Red Card – a player can receive one of these from the referee, sending him off for the remainder of the game, for persistent breaching of the rules or for serious foul/dangerous play.
Ruck – typically after a runner has come into contact and the ball has been delivered to the ground once any combination of at least three players have bound themselves a ruck has been set. The primary difference from a maul is that the ball is on the ground.
RWC – short for Rugby World Cup. Tournaments played every four years.
Rugger – colloquial name for the game.
Rugger Bugger– a dated term used to describe a person who played rugby
Scrum – the formation used in the set play re-starting play after a knock-on or forward pass. The forwards from each side bind together and then the two packs come together to allow the scrumhalf with the feed to deliver the ball to the scrum. A scrum can also be awarded or chosen in different circumstances by the referee.
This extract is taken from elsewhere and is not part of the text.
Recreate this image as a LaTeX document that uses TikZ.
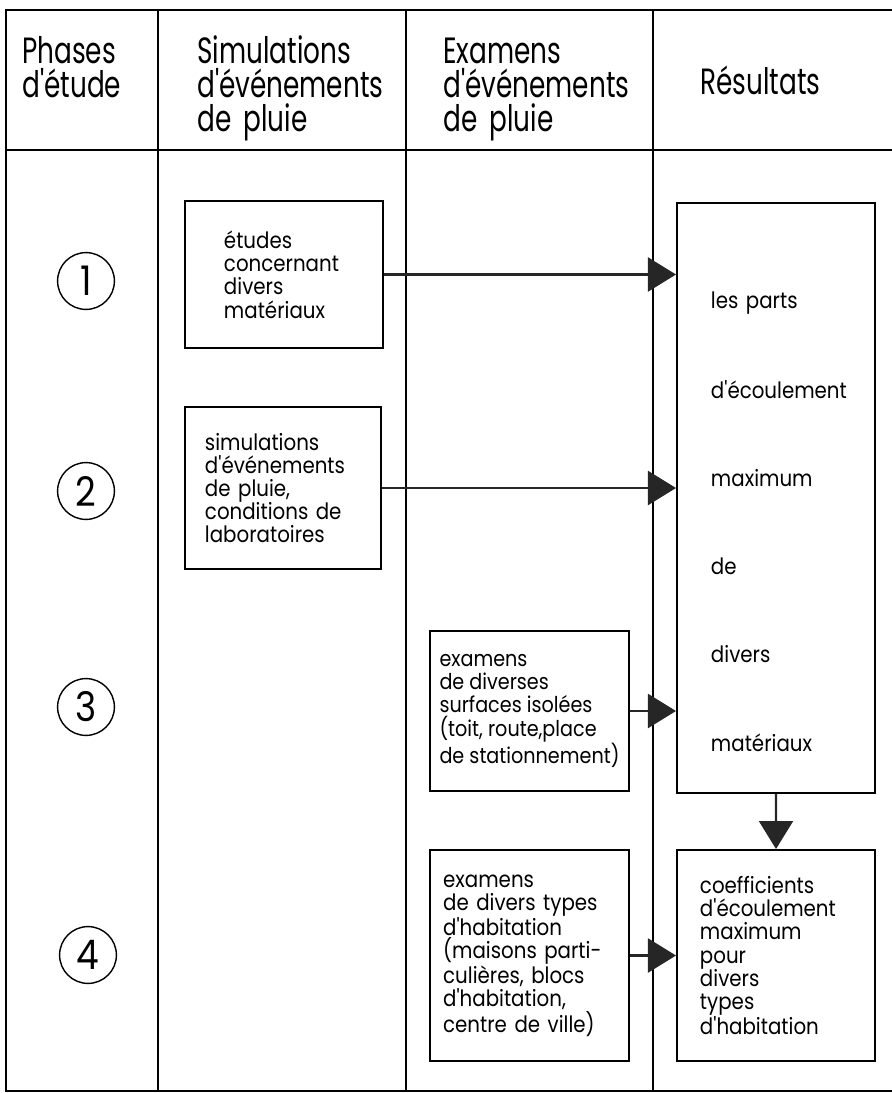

Scrum down – the coming together of the scrum.
Scrum-half – the back wearing No.9 who normally feeds the ball into a scrum and retrieves the ball at the base of scrums, rucks, and mauls. Can also be called the half-back.
Scrummaging – the process of setting and completing a scrum
Sevens – a form of rugby union invented in Scotland and played with only seven total players, usually three forwards and four backs. Each half typically last only seven minutes but can be longer. The lack of numbers usually results in a free-flowing game.
Sin Bin – the naughty corner where all players who have been yellow carded sit all alone for 10 minutes.
Springboks – the national team of South Africa
Take – a well executed catch of a kicked ball.
Tap Tackle – see Ankle Tap.
Tap Penalty – a quickly taken penalty where a player taps the ball a couple of inches with his foot and immediately catches it and surges forward, done to catch the opposition unawares.
Tens – a form of rugby union played with only ten total players. Each half typically last only 10 minutes but can be longer. Games are almost always played during tournaments.
Test – the name typically used for matches between two national teams. The match can also be called an international.
Tight Five – a common name for all of the front (props and hooker) and second row (locks) forwards. Also known as Front Five
Touch, touchline – the out of bounds line that runs on either side of the pitch. The non-contact version of rugby is also commonly called touch.
Touch judge – an official posted on each side of the pitch to mark the spot where balls go out of touch and to judge kicks at goal. The touch judge is also instrumental in pointing out any serious violence infractions not seen by the referee and in major matches is in radio contact with him.
Try – a score of five points awarded when the ball is carried or kicked across the tryline and touched down to the ground by a player.
Try line – the goal line extending across the pitch.
Tunnel – the gap between the front rows in a scrum or the gap between the two lines of forwards in a lineout.
Turnover– when one side takes possession of the ball from their opponents.
22 Metre Drop Out – see Drop Out.
Union – another name for the most popular form of rugby featuring 15, 10, or 7 players per side. The local, provincial, or national organizing body for rugby competition is also often called a union.
Up and Under – a tactical kick which is popped very high but not far, allowing the kicker and supporting players to easily run underneath it for recovery. The kick is intended to put heavy pressure on any opposition player attempting to catch the ball. Also called a Garryowen.
Wallabies – the national team of Australia.
Weakside – see Blindside.
Yellow card – a player who receives a yellow card from the referee has to leave the pitch for ten minutes at sit in the Sin Bin. This is usually given for dangerous, persistent or cynical breaches of the rules. If the offence is more serious then he can be red carded.
XV – a common identifier for the first fifteen selected players of a club or team. A team can also use XV in their name, pronounced as fifteen.